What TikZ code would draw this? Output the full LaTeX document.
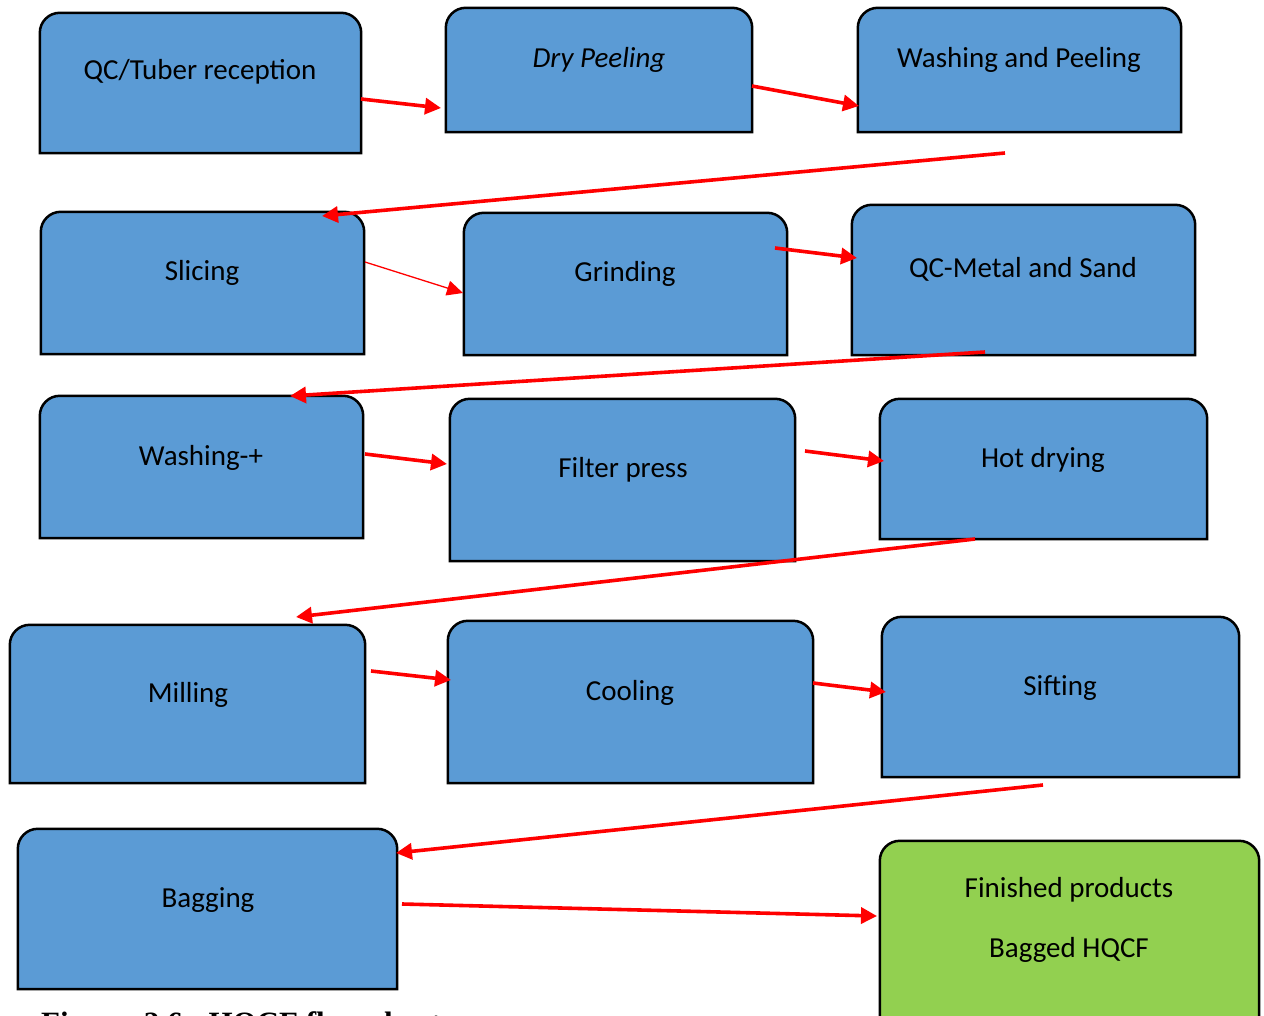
\documentclass[tikz,border=0pt]{standalone}
\usepackage{fontspec}
\setmainfont{Carlito}
\newfontfamily\capfont{Liberation Serif}
\usetikzlibrary{arrows.meta,fit,calc}
\definecolor{boxblue}{HTML}{5B9BD5}
\definecolor{boxgreen}{HTML}{92D050}
\definecolor{arrowred}{HTML}{FF0000}
\tikzset{
  shapeline/.style={draw=black, line width=2.5pt},
  txt/.style={font=\fontsize{29}{34}\selectfont, inner sep=0pt, anchor=base},
  flow/.style={draw=arrowred, line width=3.6pt, -{Triangle[length=16pt,width=16pt]}},
  thinflow/.style={draw=arrowred, line width=1.3pt, -{Triangle[length=16pt,width=15pt]}},
  captxt/.style={font=\capfont\bfseries\fontsize{31}{36}\selectfont, inner sep=0pt, anchor=base west},
}
\newcommand\procbox[6]{%
  \node[fit={(#2,-#3) (#4,-#5)}, inner sep=0pt] (#1) {};
  \draw[shapeline, fill=#6] (#1.south west) -- ([yshift=-20pt]#1.north west)
    arc[start angle=180,end angle=90,radius=20pt] -- ([xshift=-20pt]#1.north east)
    arc[start angle=90,end angle=0,radius=20pt] -- (#1.south east) -- cycle;
}
\begin{document}
\begin{tikzpicture}[x=1pt,y=1pt]
\useasboundingbox (0,0) rectangle (1264,-1016);
\fill[white] (0,0) rectangle (1264,-1016);

\procbox{qc}{40}{13}{361}{153}{boxblue}
\procbox{dry}{446}{8}{752}{132}{boxblue}
\procbox{wash}{858}{8}{1181}{132}{boxblue}
\procbox{slice}{41}{212}{364}{354}{boxblue}
\procbox{grind}{464}{213}{787}{355}{boxblue}
\procbox{metal}{852}{205}{1195}{355}{boxblue}
\procbox{washb}{40}{396}{363}{538}{boxblue}
\procbox{filter}{450}{399}{795}{561}{boxblue}
\procbox{hot}{880}{399}{1207}{539}{boxblue}
\procbox{mill}{10}{625}{365}{783}{boxblue}
\procbox{cool}{448}{621}{813}{783}{boxblue}
\procbox{sift}{882}{617}{1239}{777}{boxblue}
\procbox{bag}{18}{829}{397}{989}{boxblue}
\procbox{fin}{880}{841}{1259}{1040}{boxgreen}

\node[txt] (qct) at (200,-80) {QC/Tuber reception};
\node[txt] (dryt) at (599,-68) {\itshape Dry Peeling};
\node[txt] (washt) at (1019,-68) {Washing and Peeling};
\node[txt] (slicet) at (202,-281) {Slicing};
\node[txt] (grindt) at (625,-282) {Grinding};
\node[txt] (metalt) at (1023,-278) {QC-Metal and Sand};
\node[txt] (washbt) at (201,-465) {Washing-+};
\node[txt] (filtert) at (623,-477) {Filter press};
\node[txt] (hott) at (1043,-467) {Hot drying};
\node[txt] (millt) at (188,-702) {Milling};
\node[txt] (coolt) at (630,-700) {Cooling};
\node[txt] (siftt) at (1060,-695) {Sifting};
\node[txt] (bagt) at (208,-907) {Bagging};
\node[txt] (fint) at (1069,-897) {Finished products};
\node[txt] (fint2) at (1069,-957) {Bagged HQCF};

\node[captxt] (cap) at (41,-1033) {Figure\ \ 2.6:\ \ HQCF flow chart};

% arrow end points
\coordinate (a1s) at (361,-99);   \coordinate (a1e) at (441,-108);
\coordinate (a2s) at (752,-86);   \coordinate (a2e) at (859,-106);
\coordinate (a3s) at (1005,-153); \coordinate (a3e) at (322,-216);
\coordinate (a4s) at (365,-262);  \coordinate (a4e) at (463,-293);
\coordinate (a5s) at (775,-248);  \coordinate (a5e) at (857,-258);
\coordinate (a6s) at (985,-352);  \coordinate (a6e) at (290,-396);
\coordinate (a7s) at (365,-454);  \coordinate (a7e) at (447,-464);
\coordinate (a8s) at (805,-451);  \coordinate (a8e) at (884,-461);
\coordinate (a9s) at (975,-539);  \coordinate (a9e) at (296,-617);
\coordinate (a10s) at (371,-671); \coordinate (a10e) at (451,-680);
\coordinate (a11s) at (813,-683); \coordinate (a11e) at (886,-692);
\coordinate (a12s) at (1043,-785);\coordinate (a12e) at (396,-853);
\coordinate (a13s) at (402,-904); \coordinate (a13e) at (877,-916);

\draw[flow] (a1s) -- (a1e);
\draw[flow] (a2s) -- (a2e);
\draw[flow] (a3s) -- (a3e);
\draw[thinflow] (a4s) -- (a4e);
\draw[flow] (a5s) -- (a5e);
\draw[flow] (a6s) -- (a6e);
\draw[flow] (a7s) -- (a7e);
\draw[flow] (a8s) -- (a8e);
\draw[flow] (a9s) -- (a9e);
\draw[flow] (a10s) -- (a10e);
\draw[flow] (a11s) -- (a11e);
\draw[flow] (a12s) -- (a12e);
\draw[flow] (a13s) -- (a13e);
\end{tikzpicture}
\end{document}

***

▶ Aim of the task
Repeat the data exactly in full, omitting its pictures.

▶ Written solution
What TikZ code would draw this? Output the full LaTeX document.
\documentclass[tikz,border=0pt]{standalone}
\usepackage{fontspec}
\setmainfont{Carlito}
\newfontfamily\capfont{Liberation Serif}
\usetikzlibrary{arrows.meta,fit,calc}
\definecolor{boxblue}{HTML}{5B9BD5}
\definecolor{boxgreen}{HTML}{92D050}
\definecolor{arrowred}{HTML}{FF0000}
\tikzset{
  shapeline/.style={draw=black, line width=2.5pt},
  txt/.style={font=\fontsize{29}{34}\selectfont, inner sep=0pt, anchor=base},
  flow/.style={draw=arrowred, line width=3.6pt, -{Triangle[length=16pt,width=16pt]}},
  thinflow/.style={draw=arrowred, line width=1.3pt, -{Triangle[length=16pt,width=15pt]}},
  captxt/.style={font=\capfont\bfseries\fontsize{31}{36}\selectfont, inner sep=0pt, anchor=base west},
}
\newcommand\procbox[6]{%
  \node[fit={(#2,-#3) (#4,-#5)}, inner sep=0pt] (#1) {};
  \draw[shapeline, fill=#6] (#1.south west) -- ([yshift=-20pt]#1.north west)
    arc[start angle=180,end angle=90,radius=20pt] -- ([xshift=-20pt]#1.north east)
    arc[start angle=90,end angle=0,radius=20pt] -- (#1.south east) -- cycle;
}
\begin{document}
\begin{tikzpicture}[x=1pt,y=1pt]
\useasboundingbox (0,0) rectangle (1264,-1016);
\fill[white] (0,0) rectangle (1264,-1016);

\procbox{qc}{40}{13}{361}{153}{boxblue}
\procbox{dry}{446}{8}{752}{132}{boxblue}
\procbox{wash}{858}{8}{1181}{132}{boxblue}
\procbox{slice}{41}{212}{364}{354}{boxblue}
\procbox{grind}{464}{213}{787}{355}{boxblue}
\procbox{metal}{852}{205}{1195}{355}{boxblue}
\procbox{washb}{40}{396}{363}{538}{boxblue}
\procbox{filter}{450}{399}{795}{561}{boxblue}
\procbox{hot}{880}{399}{1207}{539}{boxblue}
\procbox{mill}{10}{625}{365}{783}{boxblue}
\procbox{cool}{448}{621}{813}{783}{boxblue}
\procbox{sift}{882}{617}{1239}{777}{boxblue}
\procbox{bag}{18}{829}{397}{989}{boxblue}
\procbox{fin}{880}{841}{1259}{1040}{boxgreen}

\node[txt] (qct) at (200,-80) {QC/Tuber reception};
\node[txt] (dryt) at (599,-68) {\itshape Dry Peeling};
\node[txt] (washt) at (1019,-68) {Washing and Peeling};
\node[txt] (slicet) at (202,-281) {Slicing};
\node[txt] (grindt) at (625,-282) {Grinding};
\node[txt] (metalt) at (1023,-278) {QC-Metal and Sand};
\node[txt] (washbt) at (201,-465) {Washing-+};
\node[txt] (filtert) at (623,-477) {Filter press};
\node[txt] (hott) at (1043,-467) {Hot drying};
\node[txt] (millt) at (188,-702) {Milling};
\node[txt] (coolt) at (630,-700) {Cooling};
\node[txt] (siftt) at (1060,-695) {Sifting};
\node[txt] (bagt) at (208,-907) {Bagging};
\node[txt] (fint) at (1069,-897) {Finished products};
\node[txt] (fint2) at (1069,-957) {Bagged HQCF};

\node[captxt] (cap) at (41,-1033) {Figure\ \ 2.6:\ \ HQCF flow chart};

% arrow end points
\coordinate (a1s) at (361,-99);   \coordinate (a1e) at (441,-108);
\coordinate (a2s) at (752,-86);   \coordinate (a2e) at (859,-106);
\coordinate (a3s) at (1005,-153); \coordinate (a3e) at (322,-216);
\coordinate (a4s) at (365,-262);  \coordinate (a4e) at (463,-293);
\coordinate (a5s) at (775,-248);  \coordinate (a5e) at (857,-258);
\coordinate (a6s) at (985,-352);  \coordinate (a6e) at (290,-396);
\coordinate (a7s) at (365,-454);  \coordinate (a7e) at (447,-464);
\coordinate (a8s) at (805,-451);  \coordinate (a8e) at (884,-461);
\coordinate (a9s) at (975,-539);  \coordinate (a9e) at (296,-617);
\coordinate (a10s) at (371,-671); \coordinate (a10e) at (451,-680);
\coordinate (a11s) at (813,-683); \coordinate (a11e) at (886,-692);
\coordinate (a12s) at (1043,-785);\coordinate (a12e) at (396,-853);
\coordinate (a13s) at (402,-904); \coordinate (a13e) at (877,-916);

\draw[flow] (a1s) -- (a1e);
\draw[flow] (a2s) -- (a2e);
\draw[flow] (a3s) -- (a3e);
\draw[thinflow] (a4s) -- (a4e);
\draw[flow] (a5s) -- (a5e);
\draw[flow] (a6s) -- (a6e);
\draw[flow] (a7s) -- (a7e);
\draw[flow] (a8s) -- (a8e);
\draw[flow] (a9s) -- (a9e);
\draw[flow] (a10s) -- (a10e);
\draw[flow] (a11s) -- (a11e);
\draw[flow] (a12s) -- (a12e);
\draw[flow] (a13s) -- (a13e);
\end{tikzpicture}
\end{document}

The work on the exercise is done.